También se queja de las decisiones que el Gobierno de la Comunidad de Madrid está tomando respecto a las contrataciones de personal sanitario durante la pandemia. Después de las críticas que Ayuso recibió por no garantizar la continuidad de estos 8.000 profesionales, tuvo que rectificar, asegurando que les será renovado el contrato hasta el mes de diciembre. Lo que no ha dicho, según me cuenta Gonzalo, es que ya no se les proporcionará alojamiento en hoteles como se había venido haciendo hasta ahora por lo que, a partir de la semana que viene, deberán buscar alojamiento. “A ver quién quiere compartir un piso con un sanitario a día de hoy”, dice Gonzalo con gesto de resignación.
A medida que voy acompañando a enfermeros y auxiliares durante su labor, comprendo la dificultad que entraña trabajar con los EPI, las gafas, los guantes, las dobles mascarillas… Pasan mucho calor y se apresuran para poder pasar a zona limpia lo antes posible.
Rocío, una de estas profesionales, me cuenta que antes trabajaban con miedo porque aún no sabían bien cómo se comportaba el virus. “Tenías que vernos, si alguien se dejaba abierta la puerta de una de las cabinas, nos poníamos todas a gritar: ¡Cierra la puerta, cierra la puerta! pero ahora trabajamos más tranquilas y no medimos el tiempo que tenemos que pasar con los pacientes, lo único malo es la incomodidad del traje”. Al verla trabajar con uno de sus pacientes pude comprobar que, efectivamente, ya trabajaba con mucha serenidad: “Juan Luís, tienes que comer para ponerte bien pronto, que tus nietos están preguntando por ti, ¿vale?”.
Hablo con Marina, médico del hospital. Me dice que ahora están más tranquilos pero que, al ser tan alta la capacidad de contagio del virus, el colapso en todos los hospitales fue tremendo. En referencia a esa afirmación, le pregunté si ella pensaba que el problema se habría visto aminorado de no haberse producido tantos recortes presupuestarios en sanidad durante los últimos años, a lo que la doctora me respondió que si los hospitales hubiesen dispuesto de las plantillas de trabajadores completas, probablemente las labores se habrían asumido de forma más desahogada. Se queja además de que en la Comunidad de Madrid andan más cortos de personal que en otras regiones.
A pesar de las comodidades de este moderno complejo hospitalario y del buen trato recibido por sus profesionales, debo reconocer que al finalizar mi visita ya sentía la necesidad de salir a respirar aire en el exterior.
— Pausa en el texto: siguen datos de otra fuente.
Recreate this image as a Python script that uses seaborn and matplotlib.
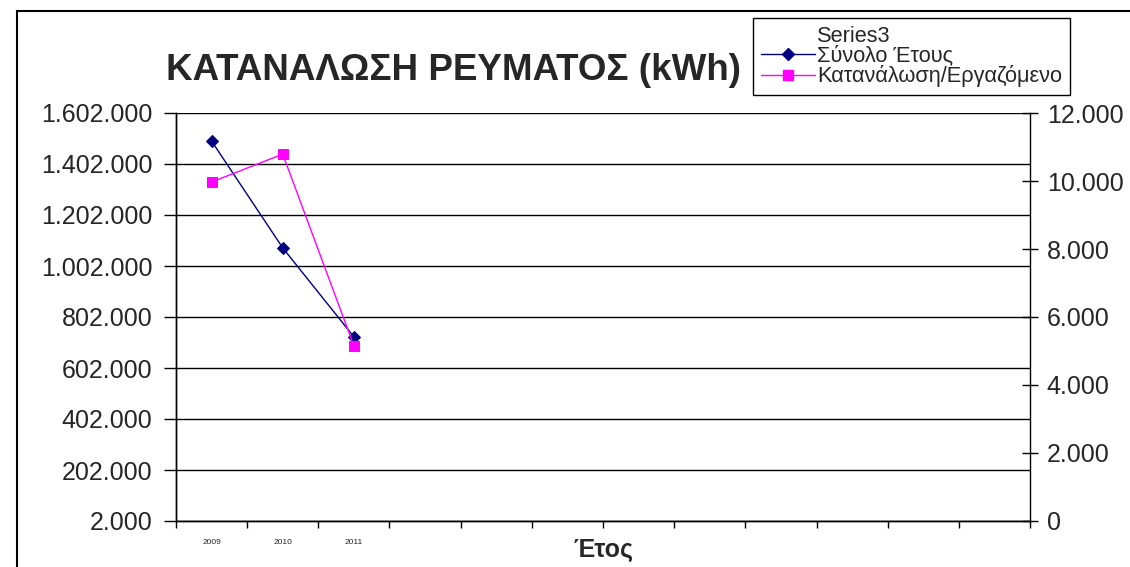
import numpy as np
import pandas as pd
import seaborn as sns
import matplotlib
import matplotlib.pyplot as plt
from matplotlib.lines import Line2D
from matplotlib.patches import Rectangle

# Data
years = ["2009", "2010", "2011"]
total_year = [1492000, 1073000, 724000]        # Σύνολο Έτους (left axis)
per_employee = [9970, 10790, 5150]             # Κατανάλωση/Εργαζόμενο (right axis)
n_slots = 12                                   # empty category slots on the x axis
left_ticks = [2000 + 200000 * k for k in range(9)]
right_ticks = [0, 2000, 4000, 6000, 8000, 10000, 12000]

title = "ΚΑΤΑΝΑΛΩΣΗ ΡΕΥΜΑΤΟΣ (kWh)"
xlabel = "Έτος"
legend_labels = ["Series3", "Σύνολο Έτους", "Κατανάλωση/Εργαζόμενο"]


def dotted(v):
    return "{:,}".format(int(v)).replace(",", ".")


sns.set_style("white")
plt.rcParams['font.family'] = ['Liberation Sans', 'DejaVu Sans']

df = pd.DataFrame({"pos": np.arange(len(years)), "year": years,
                   "total": total_year, "per_emp": per_employee})

fig = plt.figure(figsize=(11.3, 5.67), dpi=100)
ax = fig.add_axes([176 / 1130, 1 - 521 / 567, (1030 - 176) / 1130, (521 - 113) / 567])
ax2 = ax.twinx()

navy = "#000080"
magenta = "#FF00FF"
sns.lineplot(data=df, x="pos", y="total", ax=ax, color=navy, marker="D",
             markersize=6, markeredgecolor=navy, linewidth=1)
sns.lineplot(data=df, x="pos", y="per_emp", ax=ax2, color=magenta, marker="s",
             markersize=7, markeredgecolor=magenta, linewidth=1)

# left axis
ax.set_ylim(left_ticks[0], left_ticks[-1])
ax.set_yticks(left_ticks)
ax.set_yticklabels([dotted(v) for v in left_ticks])
ax.grid(axis="y", color="black", linewidth=1)
ax.tick_params(axis="y", direction="out", length=9, width=1, labelsize=18, pad=8,
               left=True, color="black")

# right axis
ax2.set_ylim(right_ticks[0], right_ticks[-1])
ax2.set_yticks(right_ticks)
ax2.set_yticklabels([dotted(v) for v in right_ticks])
ax2.tick_params(axis="y", direction="inout", length=12, width=1, labelsize=18, pad=6,
                color="black")

# category x axis with ticks between categories
ax.set_xlim(-0.5, n_slots - 0.5)
ax.set_xticks(np.arange(len(years)))
ax.set_xticklabels(years)
ax.set_xticks(np.arange(n_slots + 1) - 0.5, minor=True)
ax.tick_params(axis="x", which="major", length=0, labelsize=6, pad=13)
ax.tick_params(axis="x", which="minor", length=5, width=1, direction="out",
               bottom=True, color="black")
ax.set_xlabel(xlabel, fontsize=18, fontweight="bold", labelpad=-6)
ax.set_ylabel("")
ax2.set_ylabel("")

for a in (ax, ax2):
    a.spines["top"].set_visible(False)
    for s in ("left", "right", "bottom"):
        a.spines[s].set_color("black")
        a.spines[s].set_linewidth(1)
ax.spines["right"].set_visible(False)

fig.text(454 / 1130, 1 - 71 / 567, title, fontsize=26.5, fontweight="bold",
         ha="center", va="center")

handles = [Line2D([], [], color="none"),
           Line2D([], [], color=navy, marker="D", markersize=6, linewidth=1),
           Line2D([], [], color=magenta, marker="s", markersize=7, linewidth=1)]
leg = fig.legend(handles, legend_labels, loc="upper left",
                 bbox_to_anchor=(753 / 1130, 1 - 18 / 567), fontsize=15.7,
                 frameon=True, fancybox=False, framealpha=1, edgecolor="black",
                 handlelength=2.5, handletextpad=0.1, labelspacing=-0.05,
                 borderpad=0.35, borderaxespad=0)
leg.get_frame().set_linewidth(1)

fig.patches.append(Rectangle((17 / 1130, -0.1), 1.2, 1 - 11 / 567 + 0.1,
                             transform=fig.transFigure, fill=False,
                             edgecolor="black", linewidth=1.5))

fig.savefig("out.png", dpi=100)
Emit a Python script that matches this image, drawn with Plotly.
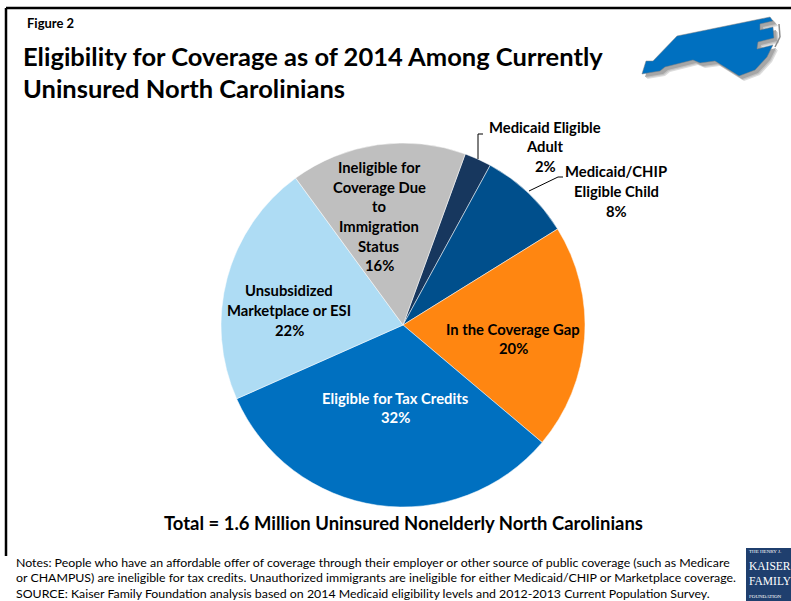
import plotly.graph_objects as go

labels = ["Medicaid Eligible Adult", "Medicaid/CHIP Eligible Child", "In the Coverage Gap",
          "Eligible for Tax Credits", "Unsubsidized Marketplace or ESI",
          "Ineligible for Coverage Due to Immigration Status"]
values = [2.4, 8.2, 20.0, 32.2, 21.6, 15.6]
colors = ["#17375E", "#004F8C", "#FF8611", "#0070C0", "#AEDCF4", "#BFBFBF"]
FONT = "Lato"
W, H = 791, 601
def X(p): return p / W
def Y(p): return 1 - p / H

fig = go.Figure(go.Pie(
    labels=labels, values=values, sort=False, direction="clockwise", rotation=20.0,
    marker=dict(colors=colors, line=dict(color="#FFFFFF", width=0.5)),
    textinfo="none", hoverinfo="label+percent", showlegend=False,
    domain=dict(x=[X(221), X(585)], y=[Y(507), Y(143)]),
))

ann = []
def text(x, y, t, size=14.8, color="#000000", bold=True, anchor="center"):
    ann.append(dict(x=X(x), y=Y(y), xref="paper", yref="paper", text=f"<b>{t}</b>" if bold else t,
                    showarrow=False, xanchor=anchor, yanchor="middle", align=anchor,
                    font=dict(family=FONT, size=size, color=color)))

text(25, 23, "Figure 2", 13, anchor="left")
text(21, 56, "Eligibility for Coverage as of 2014 Among Currently", 25.5, anchor="left")
text(21, 88, "Uninsured North Carolinians", 25.5, anchor="left")
for i, line in enumerate(["Medicaid Eligible", "Adult", "2%"]):
    text(545, 126.5 + i * 19.5, line)
for i, line in enumerate(["Medicaid/CHIP", "Eligible Child", "8%"]):
    text(616, 171.5 + i * 19.5, line)
for i, line in enumerate(["In the Coverage Gap", "20%"]):
    text(513, 328.5 + i * 19, line)
for i, line in enumerate(["Eligible for Tax Credits", "32%"]):
    text(395, 397.5 + i * 19.5, line, color="#FFFFFF")
for i, line in enumerate(["Unsubsidized", "Marketplace or ESI", "22%"]):
    text(289, 289.5 + i * 20, line)
for i, line in enumerate(["Ineligible for", "Coverage Due", "to", "Immigration", "Status", "16%"]):
    text(379, 167.5 + i * 19.5, line)
text(403, 523, "Total = 1.6 Million Uninsured Nonelderly North Carolinians", 18.45)
for i, line in enumerate([
    "Notes: People who have an affordable offer of coverage through their employer or other source of public coverage (such as Medicare",
    "or CHAMPUS) are ineligible for tax credits. Unauthorized immigrants are ineligible for either Medicaid/CHIP or Marketplace coverage.",
    "SOURCE: Kaiser Family Foundation analysis based on 2014 Medicaid eligibility levels and 2012-2013 Current Population Survey."]):
    text(14, 562 + i * 15.5, line, 12.35, bold=False, anchor="left")

# logo
for y, t, s in [(551, "THE HENRY J.", 5), (566, "KAISER", 11.5), (581, "FAMILY", 11.5), (596, "FOUNDATION", 5)]:
    text(747, y, t, s, color="#FFFFFF", bold=False, anchor="left")
    ann[-1]["font"]["family"] = "Liberation Serif"

def px_path(pts):
    return "M " + " L ".join(f"{X(a):.4f},{Y(b):.4f}" for a, b in pts) + " Z"
def line(pts, width=1, color="#000000"):
    for (a, b), (c, d) in zip(pts, pts[1:]):
        shapes.append(dict(type="line", xref="paper", yref="paper", x0=X(a), y0=Y(b), x1=X(c), y1=Y(d),
                           line=dict(color=color, width=width)))
shapes = []
line([(6, 8), (791, 8)], 2.5)
line([(6, 8), (6, 556)], 2.5)
line([(483, 134), (478, 134), (478, 159)], 1)
line([(563, 177), (558, 177), (529, 191)], 1)
shapes.append(dict(type="rect", xref="paper", yref="paper", x0=X(746), x1=X(791), y0=Y(548), y1=Y(601),
                   fillcolor="#1F3F6E", line=dict(width=0), layer="below"))
nc = [(642,74),(646,61),(653,61),(677,36),(770,17),(773,21),(760,24),(760,30),(773,27),(774,38),(758,42),(757,49),(773,45),(767,57),(755,70),(739,76),(715,61),(700,63),(693,60),(665,67),(660,71)]
for off, col in [(5, "#DDDDDD"), (4, "#C4C4C4"), (3, "#A6A6A6")]:
    shapes.append(dict(type="path", xref="paper", yref="paper", path=px_path([(a + off, b + off) for a, b in nc]),
                       fillcolor=col, line=dict(width=0)))
line([(779, 24), (780, 37), (775, 47)], 1.5, "#8C8C8C")
shapes.append(dict(type="path", xref="paper", yref="paper", path=px_path(nc), fillcolor="#0070C0", line=dict(color="#808080", width=0.5)))

fig.update_layout(width=W, height=H, margin=dict(l=0, r=0, t=0, b=0), paper_bgcolor="#FFFFFF",
                  annotations=ann, shapes=shapes)
fig.write_html("out.html", config=dict(displayModeBar=False), post_script="document.body.style.margin='0';document.documentElement.style.overflow='hidden';")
Tal vez fuese por no estar acostumbrado a ver tan de cerca la crudeza de la enfermedad, o quizás –y más probable– el motivo de mi cansancio viniese provocado por tantos testimonios que convergen en una sensación de total incertidumbre respecto al futuro de la Sanidad que, si bien no dejará de ser pública en unas semanas, no puede negarse que los recortes, las privatizaciones y las externalizaciones son constantes embistes que no hacen ningún bien a su carácter público y, no lo olvidemos, a su universalidad.